▶ **Exercise**: Without any pictures, restate the lines from the one containing "Convert this diagram to TikZ code." to the one containing "(ht3) at (912,38)", word for word, ends included.

* begin Data for the task *

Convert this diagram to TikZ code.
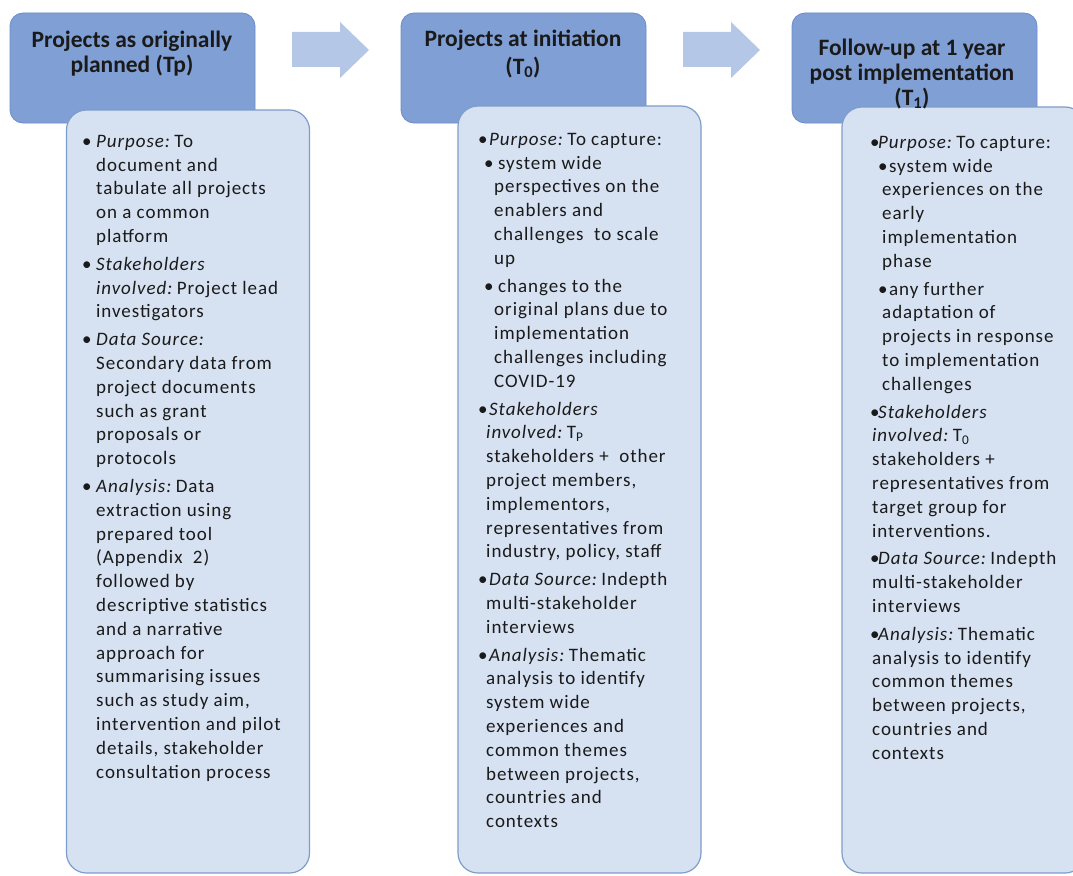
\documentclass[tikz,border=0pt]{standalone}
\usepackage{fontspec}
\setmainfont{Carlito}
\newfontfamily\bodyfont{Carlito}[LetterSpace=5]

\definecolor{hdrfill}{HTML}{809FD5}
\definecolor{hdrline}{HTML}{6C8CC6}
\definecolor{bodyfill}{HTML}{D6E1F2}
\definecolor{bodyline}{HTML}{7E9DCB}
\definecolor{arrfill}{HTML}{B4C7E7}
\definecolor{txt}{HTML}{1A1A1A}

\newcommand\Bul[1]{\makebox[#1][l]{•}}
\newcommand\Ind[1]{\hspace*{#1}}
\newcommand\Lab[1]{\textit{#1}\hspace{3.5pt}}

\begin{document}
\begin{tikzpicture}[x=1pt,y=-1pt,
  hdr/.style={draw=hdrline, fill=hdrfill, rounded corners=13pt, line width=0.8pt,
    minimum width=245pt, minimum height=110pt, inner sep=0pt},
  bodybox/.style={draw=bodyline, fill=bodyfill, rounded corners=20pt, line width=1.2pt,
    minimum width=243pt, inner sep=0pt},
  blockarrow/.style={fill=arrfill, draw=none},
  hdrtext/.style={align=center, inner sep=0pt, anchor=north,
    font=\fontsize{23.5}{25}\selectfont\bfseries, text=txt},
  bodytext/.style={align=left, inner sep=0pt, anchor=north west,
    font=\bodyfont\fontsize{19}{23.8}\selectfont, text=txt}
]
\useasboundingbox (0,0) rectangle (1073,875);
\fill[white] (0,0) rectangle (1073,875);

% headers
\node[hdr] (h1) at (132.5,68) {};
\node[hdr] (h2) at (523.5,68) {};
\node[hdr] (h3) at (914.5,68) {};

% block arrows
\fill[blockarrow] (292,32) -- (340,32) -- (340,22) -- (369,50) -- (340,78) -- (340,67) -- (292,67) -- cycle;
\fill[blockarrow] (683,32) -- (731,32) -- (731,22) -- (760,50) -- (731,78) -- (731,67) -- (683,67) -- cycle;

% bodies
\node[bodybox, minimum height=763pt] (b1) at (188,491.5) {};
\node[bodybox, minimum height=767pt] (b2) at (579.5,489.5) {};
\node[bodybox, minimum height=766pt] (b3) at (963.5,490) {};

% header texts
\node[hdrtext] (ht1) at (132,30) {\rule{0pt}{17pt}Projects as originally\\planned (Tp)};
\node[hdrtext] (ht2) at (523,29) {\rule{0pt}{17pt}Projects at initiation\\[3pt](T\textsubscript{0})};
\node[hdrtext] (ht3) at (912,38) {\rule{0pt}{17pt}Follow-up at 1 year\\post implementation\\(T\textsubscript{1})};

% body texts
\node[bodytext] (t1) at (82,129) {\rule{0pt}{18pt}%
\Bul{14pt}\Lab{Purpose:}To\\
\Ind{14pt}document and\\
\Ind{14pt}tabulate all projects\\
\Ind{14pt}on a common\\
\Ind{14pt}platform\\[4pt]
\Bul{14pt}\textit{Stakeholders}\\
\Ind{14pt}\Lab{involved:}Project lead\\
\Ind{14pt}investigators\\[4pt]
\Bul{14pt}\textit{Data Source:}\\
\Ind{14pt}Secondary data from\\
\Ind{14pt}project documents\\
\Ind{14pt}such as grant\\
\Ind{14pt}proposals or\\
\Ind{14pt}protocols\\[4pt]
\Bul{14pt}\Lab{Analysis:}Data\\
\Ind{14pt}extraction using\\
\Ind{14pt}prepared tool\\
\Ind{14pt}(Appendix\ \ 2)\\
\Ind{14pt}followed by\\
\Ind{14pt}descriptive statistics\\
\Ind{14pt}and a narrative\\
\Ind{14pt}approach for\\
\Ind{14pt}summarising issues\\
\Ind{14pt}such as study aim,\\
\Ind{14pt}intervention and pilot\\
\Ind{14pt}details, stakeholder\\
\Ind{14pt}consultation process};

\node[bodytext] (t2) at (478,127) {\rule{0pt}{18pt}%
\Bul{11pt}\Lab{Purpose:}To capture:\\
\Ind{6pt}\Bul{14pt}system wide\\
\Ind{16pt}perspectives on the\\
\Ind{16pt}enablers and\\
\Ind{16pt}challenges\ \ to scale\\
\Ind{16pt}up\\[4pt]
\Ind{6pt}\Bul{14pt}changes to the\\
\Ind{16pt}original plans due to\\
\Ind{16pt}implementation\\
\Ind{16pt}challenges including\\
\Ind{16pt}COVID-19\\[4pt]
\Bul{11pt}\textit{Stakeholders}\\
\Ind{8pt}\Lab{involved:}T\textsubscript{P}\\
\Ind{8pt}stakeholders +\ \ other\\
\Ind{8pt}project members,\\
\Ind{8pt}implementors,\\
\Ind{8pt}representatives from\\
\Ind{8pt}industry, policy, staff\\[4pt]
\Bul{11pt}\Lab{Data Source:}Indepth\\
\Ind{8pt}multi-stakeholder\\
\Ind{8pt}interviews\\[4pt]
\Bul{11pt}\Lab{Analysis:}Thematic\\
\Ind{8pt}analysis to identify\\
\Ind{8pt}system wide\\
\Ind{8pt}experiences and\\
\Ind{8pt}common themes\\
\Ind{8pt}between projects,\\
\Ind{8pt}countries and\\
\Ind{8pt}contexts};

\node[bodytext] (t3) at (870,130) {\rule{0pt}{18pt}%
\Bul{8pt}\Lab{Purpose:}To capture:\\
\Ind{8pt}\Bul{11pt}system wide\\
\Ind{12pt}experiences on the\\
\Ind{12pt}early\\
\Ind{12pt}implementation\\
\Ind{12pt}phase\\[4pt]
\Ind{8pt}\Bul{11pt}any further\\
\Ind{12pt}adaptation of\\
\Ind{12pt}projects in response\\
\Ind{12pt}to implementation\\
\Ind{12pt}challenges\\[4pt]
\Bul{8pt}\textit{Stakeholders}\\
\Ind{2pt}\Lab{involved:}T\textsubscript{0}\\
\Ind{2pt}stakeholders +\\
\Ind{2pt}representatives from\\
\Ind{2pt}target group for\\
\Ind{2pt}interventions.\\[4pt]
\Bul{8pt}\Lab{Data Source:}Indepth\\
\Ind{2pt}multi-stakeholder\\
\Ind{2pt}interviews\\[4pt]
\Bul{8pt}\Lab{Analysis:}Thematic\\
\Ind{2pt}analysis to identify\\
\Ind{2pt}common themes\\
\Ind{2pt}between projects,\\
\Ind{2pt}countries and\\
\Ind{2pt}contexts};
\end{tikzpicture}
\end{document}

* end Data for the task *
* begin Data for the task *

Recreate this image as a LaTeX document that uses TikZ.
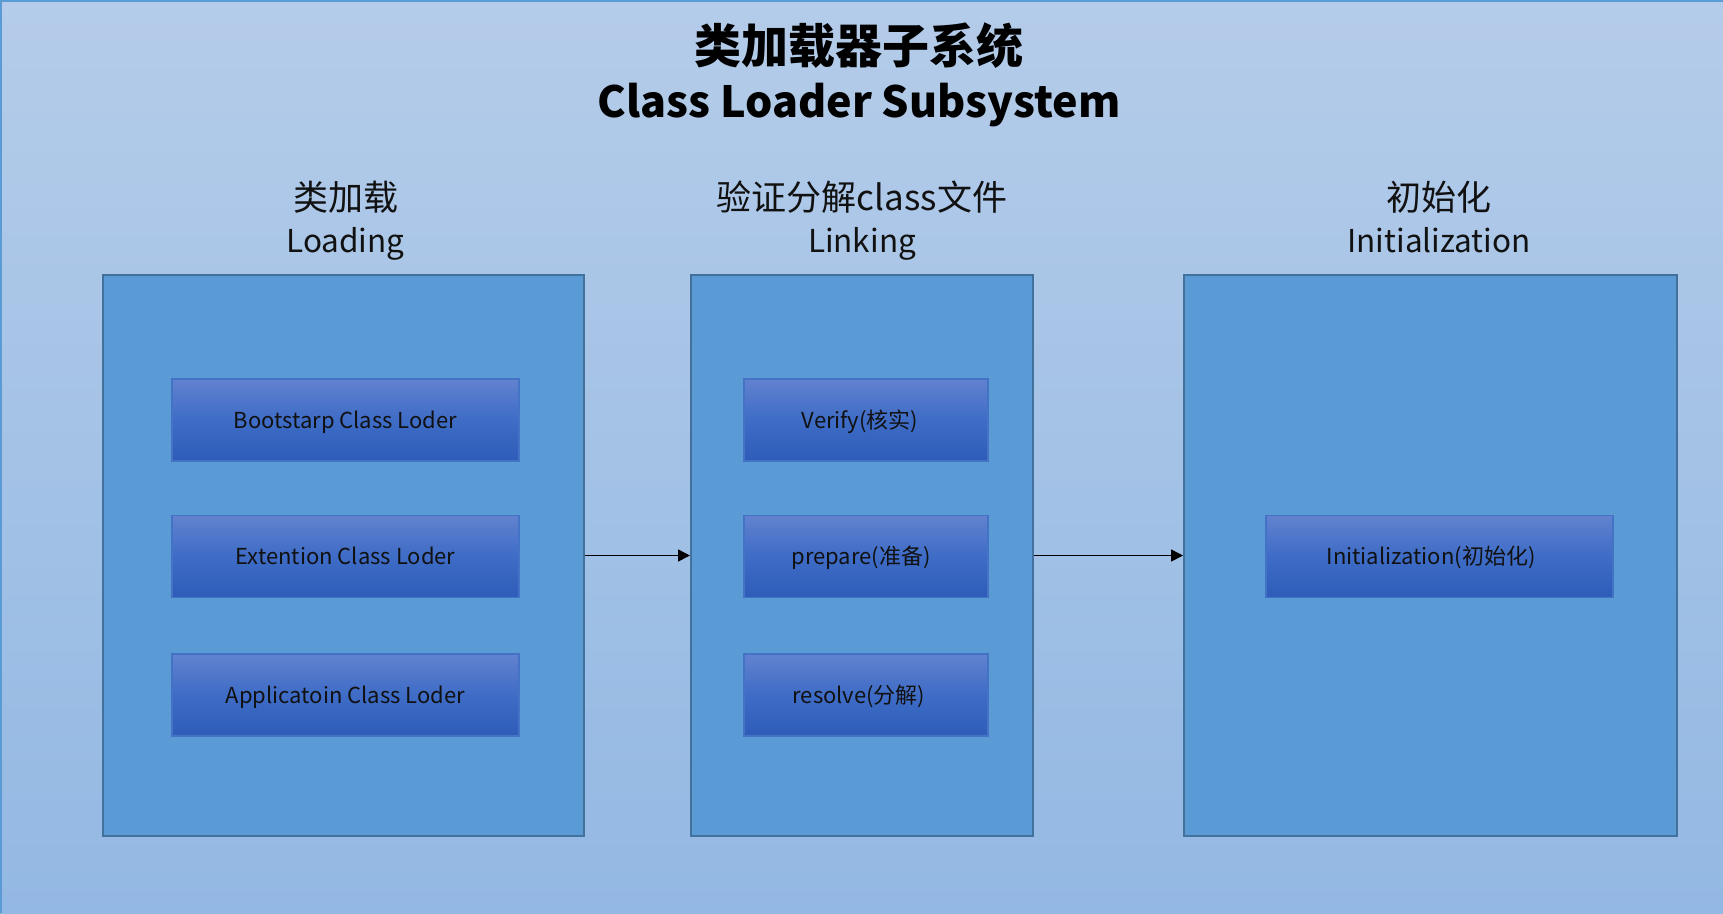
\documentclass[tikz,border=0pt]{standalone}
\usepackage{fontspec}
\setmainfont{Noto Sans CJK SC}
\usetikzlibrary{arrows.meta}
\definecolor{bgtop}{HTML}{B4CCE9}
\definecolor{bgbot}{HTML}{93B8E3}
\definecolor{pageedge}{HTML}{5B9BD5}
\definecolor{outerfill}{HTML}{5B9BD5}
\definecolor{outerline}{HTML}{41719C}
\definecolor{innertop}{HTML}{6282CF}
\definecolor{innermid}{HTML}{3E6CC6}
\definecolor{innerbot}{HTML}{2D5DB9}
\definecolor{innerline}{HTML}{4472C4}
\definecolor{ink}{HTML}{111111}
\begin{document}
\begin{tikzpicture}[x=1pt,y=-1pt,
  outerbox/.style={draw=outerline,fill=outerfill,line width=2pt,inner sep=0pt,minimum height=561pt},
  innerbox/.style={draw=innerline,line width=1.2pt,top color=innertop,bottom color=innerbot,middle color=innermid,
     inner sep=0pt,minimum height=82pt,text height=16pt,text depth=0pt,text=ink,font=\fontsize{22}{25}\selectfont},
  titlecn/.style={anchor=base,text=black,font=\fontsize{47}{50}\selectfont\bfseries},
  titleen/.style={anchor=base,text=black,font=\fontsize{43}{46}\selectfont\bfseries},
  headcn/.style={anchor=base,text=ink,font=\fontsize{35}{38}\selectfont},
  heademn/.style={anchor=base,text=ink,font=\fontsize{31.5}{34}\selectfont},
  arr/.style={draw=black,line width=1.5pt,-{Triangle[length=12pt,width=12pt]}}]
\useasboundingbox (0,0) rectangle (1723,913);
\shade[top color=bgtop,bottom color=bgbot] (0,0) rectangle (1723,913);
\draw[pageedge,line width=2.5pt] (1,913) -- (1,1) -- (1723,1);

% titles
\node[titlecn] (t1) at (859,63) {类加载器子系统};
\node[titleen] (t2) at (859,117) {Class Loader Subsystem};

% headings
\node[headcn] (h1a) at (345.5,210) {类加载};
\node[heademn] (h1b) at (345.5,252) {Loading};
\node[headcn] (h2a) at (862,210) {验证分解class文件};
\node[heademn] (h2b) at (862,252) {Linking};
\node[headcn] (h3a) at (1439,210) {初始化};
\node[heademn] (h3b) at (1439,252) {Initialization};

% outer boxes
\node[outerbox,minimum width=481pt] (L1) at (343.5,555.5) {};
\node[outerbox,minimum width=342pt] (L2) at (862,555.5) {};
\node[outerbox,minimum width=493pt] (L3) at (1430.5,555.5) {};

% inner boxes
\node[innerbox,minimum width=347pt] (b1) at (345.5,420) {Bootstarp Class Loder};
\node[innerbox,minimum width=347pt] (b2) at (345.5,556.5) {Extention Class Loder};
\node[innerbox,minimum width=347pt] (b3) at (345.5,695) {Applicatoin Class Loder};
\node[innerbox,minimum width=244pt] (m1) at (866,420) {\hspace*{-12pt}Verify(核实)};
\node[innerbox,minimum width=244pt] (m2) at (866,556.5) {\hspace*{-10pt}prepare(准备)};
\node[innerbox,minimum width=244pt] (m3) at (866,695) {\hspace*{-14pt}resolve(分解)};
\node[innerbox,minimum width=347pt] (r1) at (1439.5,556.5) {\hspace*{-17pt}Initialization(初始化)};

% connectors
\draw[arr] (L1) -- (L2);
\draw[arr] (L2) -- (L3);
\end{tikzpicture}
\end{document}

* end Data for the task *

▶ **Answer**:
Convert this diagram to TikZ code.
\documentclass[tikz,border=0pt]{standalone}
\usepackage{fontspec}
\setmainfont{Carlito}
\newfontfamily\bodyfont{Carlito}[LetterSpace=5]

\definecolor{hdrfill}{HTML}{809FD5}
\definecolor{hdrline}{HTML}{6C8CC6}
\definecolor{bodyfill}{HTML}{D6E1F2}
\definecolor{bodyline}{HTML}{7E9DCB}
\definecolor{arrfill}{HTML}{B4C7E7}
\definecolor{txt}{HTML}{1A1A1A}

\newcommand\Bul[1]{\makebox[#1][l]{•}}
\newcommand\Ind[1]{\hspace*{#1}}
\newcommand\Lab[1]{\textit{#1}\hspace{3.5pt}}

\begin{document}
\begin{tikzpicture}[x=1pt,y=-1pt,
  hdr/.style={draw=hdrline, fill=hdrfill, rounded corners=13pt, line width=0.8pt,
    minimum width=245pt, minimum height=110pt, inner sep=0pt},
  bodybox/.style={draw=bodyline, fill=bodyfill, rounded corners=20pt, line width=1.2pt,
    minimum width=243pt, inner sep=0pt},
  blockarrow/.style={fill=arrfill, draw=none},
  hdrtext/.style={align=center, inner sep=0pt, anchor=north,
    font=\fontsize{23.5}{25}\selectfont\bfseries, text=txt},
  bodytext/.style={align=left, inner sep=0pt, anchor=north west,
    font=\bodyfont\fontsize{19}{23.8}\selectfont, text=txt}
]
\useasboundingbox (0,0) rectangle (1073,875);
\fill[white] (0,0) rectangle (1073,875);

% headers
\node[hdr] (h1) at (132.5,68) {};
\node[hdr] (h2) at (523.5,68) {};
\node[hdr] (h3) at (914.5,68) {};

% block arrows
\fill[blockarrow] (292,32) -- (340,32) -- (340,22) -- (369,50) -- (340,78) -- (340,67) -- (292,67) -- cycle;
\fill[blockarrow] (683,32) -- (731,32) -- (731,22) -- (760,50) -- (731,78) -- (731,67) -- (683,67) -- cycle;

% bodies
\node[bodybox, minimum height=763pt] (b1) at (188,491.5) {};
\node[bodybox, minimum height=767pt] (b2) at (579.5,489.5) {};
\node[bodybox, minimum height=766pt] (b3) at (963.5,490) {};

% header texts
\node[hdrtext] (ht1) at (132,30) {\rule{0pt}{17pt}Projects as originally\\planned (Tp)};
\node[hdrtext] (ht2) at (523,29) {\rule{0pt}{17pt}Projects at initiation\\[3pt](T\textsubscript{0})};
\node[hdrtext] (ht3) at (912,38) {\rule{0pt}{17pt}Follow-up at 1 year\\post implementation\\(T\textsubscript{1})};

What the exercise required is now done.